The Recording Industry Association of America has acknowledged that transferring music between devices (such as from a CD to an iPod) is lawful, while Australia recently enacted legislation that legalizes format shifting of content such as music, newspapers and books.  Similar laws are planned for the United Kingdom (which is planning a consultation this fall on format shifting without compensation) and New Zealand (which has a bill to address the issue currently before its Parliament).  All of these countries have adapted their laws to meet consumer expectation that they are entitled to listen to the music they purchase on the device of their choice, while allowing the music industry to account for such copying within the retail purchase price.

Changes to the private copying levy may be unavoidable; however, the bigger question will be whether Industry Minister Maxime Bernier and Canadian Heritage Minister Bev Oda will wade into the broader question of reform of the Copyright Board and Canada's emphasis on the copyright collective system. Canadian policy has for years relied the use of copyright collectives to efficiently license the use of copyrighted works such as music and books.  However, the private copying decision highlights the growing dissatisfaction with the system.  The Copyright Board's willingness to dismiss the federal court while characterizing millions of Canadians as criminals for copying CDs onto their iPods suggests that the institution may need reform.  

Moreover, the copyright collectives are increasingly finding themselves on the wrong side of public opinion.  In addition to the iPod levy issue, SOCAN recently sent hundreds of demand letters to Canadian hair salons seeking compensation for background music, while Access Copyright, an authors' collective, has established a financial reserve of more than two million dollars to be used for expenses in obtaining copying fees from Canadian schools.
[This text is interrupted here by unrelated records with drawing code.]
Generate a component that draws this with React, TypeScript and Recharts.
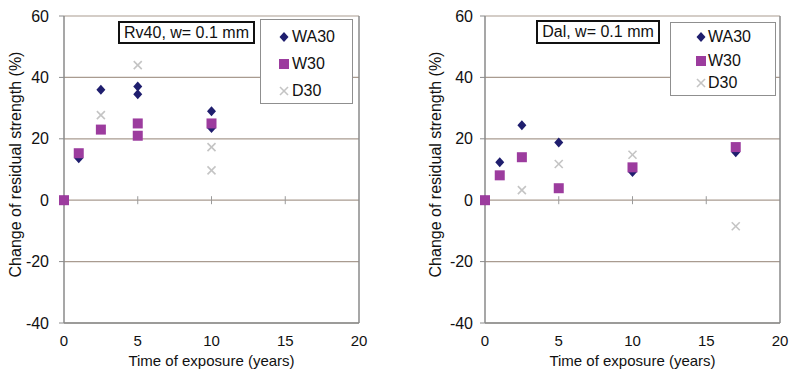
import React from 'react';
import {
  ScatterChart, Scatter, XAxis, YAxis, CartesianGrid, ReferenceLine, Legend,
} from 'recharts';

// ---------- data ----------
const xTicks = [0, 5, 10, 15, 20];
const yTicks = [-40, -20, 0, 20, 40, 60];
const zeroLineTicks = [5, 10, 15];
const seriesNames = ['WA30', 'W30', 'D30'];

// Left panel: Rv40, w= 0.1 mm
const rvWA30x = [0, 1, 2.5, 5, 5, 10, 10];
const rvWA30y = [0, 13.7, 36, 37, 34.5, 29, 23.5];
const rvW30x = [0, 1, 2.5, 5, 5, 10];
const rvW30y = [0, 15.3, 23, 25, 21, 25];
const rvD30x = [0, 2.5, 5, 10, 10];
const rvD30y = [0, 27.7, 44, 17.3, 9.7];

// Right panel: Dal, w= 0.1 mm
const dalWA30x = [0, 1, 2.5, 5, 10, 17];
const dalWA30y = [0, 12.4, 24.4, 18.8, 9.2, 15.6];
const dalW30x = [0, 1, 2.5, 5, 10, 17];
const dalW30y = [0, 8.1, 14, 3.9, 10.7, 17.3];
const dalD30x = [0, 2.5, 5, 10, 17];
const dalD30y = [0, 3.3, 11.8, 14.8, -8.5];

const zip = (xs: number[], ys: number[]) => xs.map((x, i) => ({ x, y: ys[i] }));

// ---------- styles ----------
const FONT = '"Liberation Sans", Arial, sans-serif';
const NAVY = '#1f1e6e';
const PURPLE = '#9c3c9e';
const LIGHT = '#c4c4c4';
const GRID = '#a99b90';
const AXIS = '#8a8a8a';

const Diamond = (p: any) => {
  const { cx, cy } = p;
  if (cx == null || cy == null) return null;
  return (
    <polygon
      points={`${cx},${cy - 5} ${cx + 4.5},${cy} ${cx},${cy + 5} ${cx - 4.5},${cy}`}
      fill={NAVY}
    />
  );
};
const Square = (p: any) => {
  const { cx, cy } = p;
  if (cx == null || cy == null) return null;
  return <rect x={cx - 5} y={cy - 5} width={10} height={10} fill={PURPLE} />;
};
const XMark = (p: any) => {
  const { cx, cy } = p;
  if (cx == null || cy == null) return null;
  return (
    <g stroke={LIGHT} strokeWidth={1.6}>
      <line x1={cx - 4} y1={cy - 4} x2={cx + 4} y2={cy + 4} />
      <line x1={cx - 4} y1={cy + 4} x2={cx + 4} y2={cy - 4} />
    </g>
  );
};

const markerFor = (name: string, cx: number, cy: number) => {
  if (name === 'WA30') return <Diamond cx={cx} cy={cy} />;
  if (name === 'W30') return <Square cx={cx} cy={cy} />;
  return <XMark cx={cx} cy={cy} />;
};

const makeLegend = (box: { left: number; top: number; width: number; height: number; rows: number[]; mx: number; tx: number }) =>
  () => (
    <div
      style={{
        position: 'relative', width: box.width, height: box.height,
        border: '1px solid #8f8f8f', background: '#fff', boxSizing: 'border-box',
        fontFamily: FONT, fontSize: 16, color: '#111',
      }}
    >
      {seriesNames.map((n, i) => (
        <div key={n} style={{ position: 'absolute', left: 0, top: box.rows[i] - 10, height: 20, width: '100%' }}>
          <svg width={20} height={20} style={{ position: 'absolute', left: box.mx - 10, top: 0 }}>
            {markerFor(n, 10, 10)}
          </svg>
          <span style={{ position: 'absolute', left: box.tx, top: 1, lineHeight: '18px' }}>{n}</span>
        </div>
      ))}
    </div>
  );

const yLabel = (offsetX: number) => (props: any) => {
  const vb = props.viewBox || { x: 0, y: 16, width: 64, height: 307 };
  const x = vb.x + offsetX;
  const y = vb.y + vb.height / 2 - 5;
  return (
    <text
      x={x} y={y} transform={`rotate(-90, ${x}, ${y})`} textAnchor="middle"
      dominantBaseline="central" fontFamily={FONT} fontSize={16} fill="#111"
    >
      Change of residual strength (%)
    </text>
  );
};

type PanelProps = {
  width: number;
  yAxisWidth: number;
  marginRight: number;
  yTickMargin: number;
  wa: { x: number; y: number }[];
  w: { x: number; y: number }[];
  d: { x: number; y: number }[];
  legendBox: { left: number; top: number; width: number; height: number; rows: number[]; mx: number; tx: number };
};

const Panel = (p: PanelProps) => (
  <ScatterChart
    width={p.width}
    height={371}
    margin={{ top: 16, right: p.marginRight, bottom: 0, left: 0 }}
    style={{ fontFamily: FONT }}
  >
    <CartesianGrid vertical={false} stroke={GRID} strokeWidth={1.2} />
    <XAxis
      type="number" dataKey="x" domain={[0, 20]} ticks={xTicks} interval={0}
      height={48} axisLine={{ stroke: AXIS, strokeWidth: 1.5 }} tickLine={false} tickSize={0} tickMargin={12}
      tick={{ fontSize: 15, fill: '#111', fontFamily: FONT }}
      label={{ value: 'Time of exposure  (years)', position: 'insideBottom', offset: 5, fontSize: 15, fill: '#111', fontFamily: FONT }}
    />
    <YAxis
      type="number" dataKey="y" domain={[-40, 60]} ticks={yTicks} interval={0}
      width={p.yAxisWidth} axisLine={{ stroke: AXIS, strokeWidth: 1.5 }} tickLine={{ stroke: AXIS }} tickSize={5} tickMargin={p.yTickMargin}
      tick={{ fontSize: 16, fill: '#111', fontFamily: FONT }}
      label={{ content: yLabel(15) }}
    />
    <ReferenceLine x={20} stroke={AXIS} strokeWidth={1.5} />
    {zeroLineTicks.map((t) => (
      <ReferenceLine key={t} segment={[{ x: t, y: -1.3 }, { x: t, y: 1.3 }]} stroke="#9a9a9a" strokeWidth={1} />
    ))}
    <Legend
      layout="vertical" align="center" verticalAlign="middle"
      wrapperStyle={{ position: 'absolute', left: p.legendBox.left, top: p.legendBox.top, width: p.legendBox.width, height: p.legendBox.height }}
      content={makeLegend(p.legendBox)}
    />
    <Scatter name="D30" data={p.d} shape={XMark} isAnimationActive={false} />
    <Scatter name="WA30" data={p.wa} shape={Diamond} isAnimationActive={false} />
    <Scatter name="W30" data={p.w} shape={Square} isAnimationActive={false} />
  </ScatterChart>
);

const TitleBox = ({ text, left, top, width, height }: { text: string; left: number; top: number; width: number; height: number }) => (
  <div
    style={{
      position: 'absolute', left, top, width, height, boxSizing: 'border-box',
      border: '2px solid #111', background: '#fff', fontFamily: FONT, fontSize: 16,
      color: '#111', display: 'flex', alignItems: 'center', justifyContent: 'center',
      whiteSpace: 'nowrap',
    }}
  >
    {text}
  </div>
);

export default function App() {
  return (
    <div style={{ position: 'absolute', left: 0, top: 0, width: 791, height: 371, background: '#fff', overflow: 'hidden' }}>
      <div style={{ position: 'absolute', left: 0, top: 0 }}>
        <Panel
          width={380} yAxisWidth={64} marginRight={21} yTickMargin={10}
          wa={zip(rvWA30x, rvWA30y)} w={zip(rvW30x, rvW30y)} d={zip(rvD30x, rvD30y)}
          legendBox={{ left: 260, top: 19, width: 93, height: 85, rows: [17, 44, 71], mx: 23, tx: 31 }}
        />
        <TitleBox text="Rv40, w= 0.1 mm" left={118} top={21} width={137} height={23} />
      </div>
      <div style={{ position: 'absolute', left: 420, top: 0 }}>
        <Panel
          width={371} yAxisWidth={65} marginRight={11} yTickMargin={7}
          wa={zip(dalWA30x, dalWA30y)} w={zip(dalW30x, dalW30y)} d={zip(dalD30x, dalD30y)}
          legendBox={{ left: 250, top: 22, width: 106, height: 74, rows: [14, 38, 60], mx: 30, tx: 37 }}
        />
        <TitleBox text="Dal, w= 0.1 mm" left={116} top={20} width={124} height={24} />
      </div>
    </div>
  );
}
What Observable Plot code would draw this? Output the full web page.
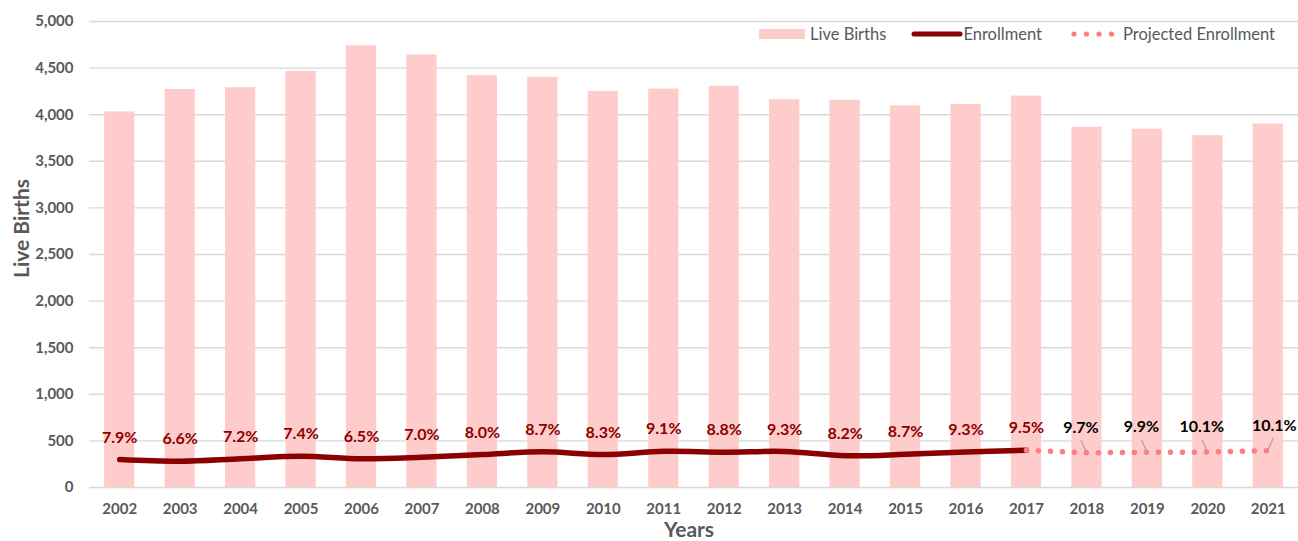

The copyright collective system was designed to pave the way for paying creators and facilitating access to copyrighted works.  With 34 Canadian copyright collectives, a prohibitively expensive litigation process that excludes many interested parties, price-distorting fees such as the private copying levy, questions about the fairness of royalty distribution, and a Copyright Board that seemingly places its views above the courts, changes to the system appear to be long overdue


  1. I’ve said this before, I’ll say it again: read Jane Jacobs’ “Systems of Survival”. Read it with your Copyright Wars goggles on. The collectives, which should be bound by the commercial syndrome, have become guardians. That’s bad.

  2. Hey, USA!
    With a comparable Cdn$ making the retail landscape between 2 countries relatively even, anyone can obtain their necessary iPods and media blanks due south and truck them home… to save $75? You bettcha!

  3. a isgn of things to come here. says:

    According to the band’s web site, Pearl Jam’s Lollapalooza webcast was censored by sponsor/webcaster AT&T:

    When asked about the missing performance, AT&T informed Lollapalooza that portions of the show were in fact missing from the webcast, and that their content monitor had made a mistake in cutting them.

    During the performance of “Daughter” the following lyrics were sung to the tune of Pink Floyd’s “Another Brick in the Wall” but were cut from the webcast:

    * “George Bush, leave this world alone.” (the second time it was sung); and
    * “George Bush find yourself another home.”

    But really, who cares, right? Just a bunch of DFHs whining about the fact that the world is at the mercy of the worst president in American history. Boo hoo!

    But yes, there are larger implications. Even for you. Clean-cut American, working-class hero that you are:

    AT&T’s actions strike at the heart of the public’s concerns over the power that corporations have when it comes to determining what the public sees and hears through communications media.

    Aspects of censorship, consolidation, and preferential treatment of the internet are now being debated under the umbrella of “NetNeutrality.” Check out The Future of Music or Save the Internet for more information on this issue.

    Most telecommunications companies oppose “net neutrality” and argue that the public can trust them not to censor.

    That’s right. AT&T, like other telcos who say you can “just trust them” not to censor content in the absence of mandatory net neutrality, just did exactly what everyone who’s worried about net neutrality always believe they would do.

    What’d that take? About ten seconds?

    Why don’t people just laugh in the faces of industries that claim they can self-regulate?

    [ link ]

  4. BAND!!!
    The levy is a joke!!!! I have been an artist for 20 years with a reasonable amount of success with digital distributions… I have paid many dollars to the “levy” in order to distribute my music to listeners. Since i’m not in maistream media I can’t get any levy money for my hard work but Avril Lavigne and Chad Kroeger get money for my hard work everytim I buy a stack of blanks from Future Shop!!! The Levy should be used to help emerging artists instead of paying successful ones who do not need the money!

    I think to assume that blanks are only purchased to “copy” copyrighted material is guilty before innocent and the public is being punished for the change of medium that the industry initiated when CD’s were invented!

    Why should my mom have to pay the levy for hard done by canadaian artists such as Avril and Nickelback when all she wants to do is save photo’s of the family she took when visiting? In fact not many people these days buy cd’s to copy Avril’s or Chads Crap anymore… So the levy is not needed and I could only support the levy if it supported good things. A good thing : Helping propagate new talent. A bad thing : helping Avril or Chad get richer!